Joel Cuyos of Packing Plant 98, spokesperson of Bigwas, called the piece rate system “a brazen attack on workers’ wages and the concrete expression of SUMIFRU’s greed.” He condemned SUMIFRU for putting at risk the survival of workers’ families as the piece-rate system cuts down their wages further.

“The piece-rate system is a form of exploitation that SUMIFRU has designed to squeeze more profits out of the workers. We are already earning little and working more than 12-hour shifts. Now under the piece-rate system, we earn even less,” said Cuyos.

Banana workers in Compostela typically work overtime of four to eight hours.
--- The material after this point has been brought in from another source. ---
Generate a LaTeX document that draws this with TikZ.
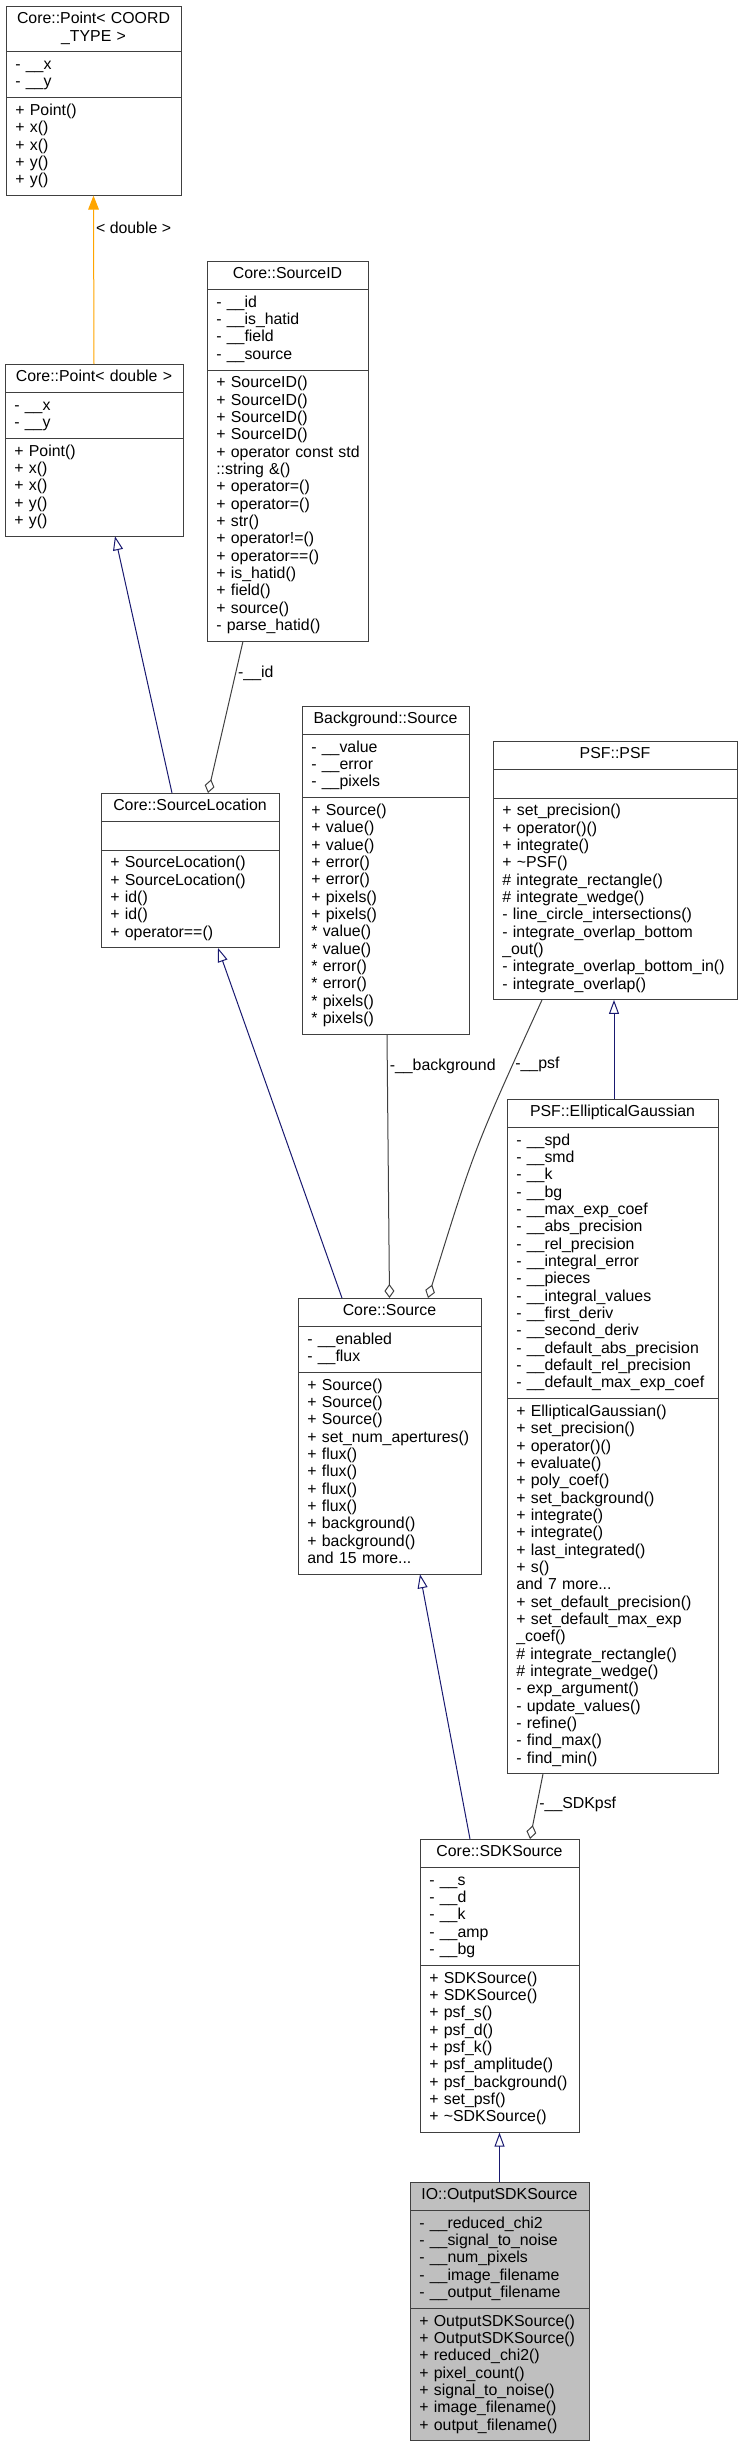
\documentclass[tikz,border=0pt]{standalone}
\usepackage{fontspec}
\setmainfont{Liberation Sans}
\usetikzlibrary{positioning,arrows.meta,calc}
\definecolor{boxline}{HTML}{404040}
\definecolor{edgegray}{HTML}{404040}
\definecolor{edgeblue}{HTML}{191970}
\definecolor{edgeorange}{HTML}{FFA500}
\definecolor{focusbg}{HTML}{BFBFBF}
\newcommand{\classfont}{\fontsize{11.9}{13}\selectfont}
\tikzset{
	classbox/.style={draw=boxline,line width=0.75pt,inner xsep=7pt,inner ysep=4.2pt,outer sep=0pt,
		font=\classfont,execute at begin node={\hyphenpenalty=10000\relax\strut},execute at end node=\strut},
	classtitle/.style={classbox,anchor=north west,align=center},
	classpart/.style={classbox,align=left},
	inherit/.style={draw=edgeblue,line width=0.75pt,-{Triangle[open,length=10.5pt,width=7.5pt]}},
	member/.style={draw=edgegray,line width=0.75pt,-{Diamond[open,length=10.5pt,width=7.5pt]}},
	instance/.style={draw=edgeorange,line width=0.75pt,-{Triangle[length=10.5pt,width=8pt]}},
	edgelabel/.style={anchor=west,inner sep=1.5pt,font=\classfont},
}
% one class: title, attributes, methods
\newcommand{\umlclass}[7][]{
	\node [classtitle,#1,text width=#4] (#2-t) at (#3) {#5};
	\node [classpart,#1,text width=#4,below=0pt of #2-t] (#2-a) {#6};
	\node [classpart,#1,text width=#4,below=0pt of #2-a] (#2-m) {#7};
}

\begin{document}
\begin{tikzpicture}[x=0.75pt,y=-0.75pt]

\useasboundingbox (0,0) rectangle (743,2445);

% templates and locations
\umlclass{ptc}{6,6}{117.25pt}{Core::Point<~COORD\\\_TYPE~>}
	{-~\_\_x\\-~\_\_y}
	{+~Point()\\+~x()\\+~x()\\+~y()\\+~y()}
\umlclass{ptd}{5,364}{119.5pt}{Core::Point<~double~>}
	{-~\_\_x\\-~\_\_y}
	{+~Point()\\+~x()\\+~x()\\+~y()\\+~y()}
\umlclass{sid}{207,261}{106.75pt}{Core::SourceID}
	{-~\_\_id\\-~\_\_is\_hatid\\-~\_\_field\\-~\_\_source}
	{+~SourceID()\\+~SourceID()\\+~SourceID()\\+~SourceID()\\
	\mbox{+~operator~const~std}\\::string~\&()\\+~operator=()\\+~operator=()\\
	+~str()\\+~operator!=()\\+~operator==()\\+~is\_hatid()\\+~field()\\
	+~source()\\-~parse\_hatid()}
\umlclass{sloc}{101,793}{119.5pt}{Core::SourceLocation}
	{}
	{+~SourceLocation()\\+~SourceLocation()\\+~id()\\+~id()\\+~operator==()}

% background and psf
\umlclass{bgs}{302,706}{111.25pt}{Background::Source}
	{-~\_\_value\\-~\_\_error\\-~\_\_pixels}
	{+~Source()\\+~value()\\+~value()\\+~error()\\+~error()\\+~pixels()\\
	+~pixels()\\{*}~value()\\{*}~value()\\{*}~error()\\{*}~error()\\
	{*}~pixels()\\{*}~pixels()}
\umlclass{psf}{493,741}{169pt}{PSF::PSF}
	{}
	{+~set\_precision()\\+~operator()()\\+~integrate()\\+~\textasciitilde PSF()\\
	\#~integrate\_rectangle()\\\#~integrate\_wedge()\\
	-~line\_circle\_intersections()\\-~integrate\_overlap\_bottom\\\_out()\\
	-~integrate\_overlap\_bottom\_in()\\-~integrate\_overlap()}
\umlclass{eg}{507,1099}{144.25pt}{PSF::EllipticalGaussian}
	{-~\_\_spd\\-~\_\_smd\\-~\_\_k\\-~\_\_bg\\-~\_\_max\_exp\_coef\\
	-~\_\_abs\_precision\\-~\_\_rel\_precision\\-~\_\_integral\_error\\
	-~\_\_pieces\\-~\_\_integral\_values\\-~\_\_first\_deriv\\
	-~\_\_second\_deriv\\-~\_\_default\_abs\_precision\\
	-~\_\_default\_rel\_precision\\-~\_\_default\_max\_exp\_coef}
	{+~EllipticalGaussian()\\+~set\_precision()\\+~operator()()\\
	+~evaluate()\\+~poly\_coef()\\+~set\_background()\\+~integrate()\\
	+~integrate()\\+~last\_integrated()\\+~s()\\and~7~more...\\
	+~set\_default\_precision()\\+~set\_default\_max\_exp\\\_coef()\\
	\#~integrate\_rectangle()\\\#~integrate\_wedge()\\-~exp\_argument()\\
	-~update\_values()\\-~refine()\\-~find\_max()\\-~find\_min()}

% sources
\umlclass{src}{298,1298}{123.25pt}{Core::Source}
	{-~\_\_enabled\\-~\_\_flux}
	{+~Source()\\+~Source()\\+~Source()\\+~set\_num\_apertures()\\+~flux()\\
	+~flux()\\+~flux()\\+~flux()\\+~background()\\+~background()\\
	and~15~more...}
\umlclass{sdk}{420,1839}{105.25pt}{Core::SDKSource}
	{-~\_\_s\\-~\_\_d\\-~\_\_k\\-~\_\_amp\\-~\_\_bg}
	{+~SDKSource()\\+~SDKSource()\\+~psf\_s()\\+~psf\_d()\\+~psf\_k()\\
	+~psf\_amplitude()\\+~psf\_background()\\+~set\_psf()\\
	+~\textasciitilde SDKSource()}
\umlclass[fill=focusbg]{out}{410,2182}{120.25pt}{IO::OutputSDKSource}
	{-~\_\_reduced\_chi2\\-~\_\_signal\_to\_noise\\-~\_\_num\_pixels\\
	-~\_\_image\_filename\\-~\_\_output\_filename}
	{+~OutputSDKSource()\\+~OutputSDKSource()\\+~reduced\_chi2()\\
	+~pixel\_count()\\+~signal\_to\_noise()\\+~image\_filename()\\
	+~output\_filename()}

% connectors
\draw [instance] (ptd-t.north) -- (ptc-m.south)
	node [edgelabel,pos=0.81] (dbllab) {<~double~>};
\draw [inherit] ($(sloc-t.north)+(-18,0)$) -- ($(ptd-m.south)+(21,0)$);
\draw [member] ($(sid-m.south)+(-44.5,0)$) -- ($(sloc-t.north)+(18,0)$)
	node [edgelabel,pos=0.21] (idlab) {-\_\_id};
\draw [inherit] ($(src-t.north)+(-47.5,0)$) -- ($(sloc-m.south)+(28,0)$);
\draw [member] ($(bgs-m.south)+(1.5,0)$) -- (src-t.north)
	node [edgelabel,pos=0.12] (bglab) {-\_\_background};
\draw [member] ($(psf-m.south)+(-73,0)$) .. controls (474.5,1148) .. ($(src-t.north)+(38.5,0)$)
	node [edgelabel,pos=0.17] (psflab) {-\_\_psf};
\draw [inherit] ($(eg-t.north)+(1.5,0)$) -- ($(psf-m.south)+(-1,0)$);
\draw [inherit] ($(sdk-t.north)+(-29.5,0)$) -- ($(src-m.south)+(30.5,0)$);
\draw [member] ($(eg-m.south)+(-69.5,0)$) -- ($(sdk-t.north)+(30.5,0)$)
	node [edgelabel,pos=0.47] (sdklab) {-\_\_SDKpsf};
\draw [inherit] (out-t.north) -- (sdk-m.south);

\end{tikzpicture}
\end{document}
Cuyos estimates that the piece-rate system has cut down the workers’ income per week by almost P2,000. He showed the cut from data their union recorded in Packing Plant 90, where they monitored the wage difference under the hourly and piece-rate payment schemes from March 23 since it was implemented to April 1.

As they observed in packing plant 90, a 16-hour workday that used to pay P660.25 in the hourly rate now pays only P383 to P430 ($8.6 to $9.6) or just a little over half (58-percent to 62-percent) of what they used to earn.

The workers called on SUMIFRU to revoke the piece-rate system immediately and revert to the hourly scheme. They asked the Department of Labor and Employment (DOLE) to intervene on this “clear violation of labor standards and workers’ constitutional rights.”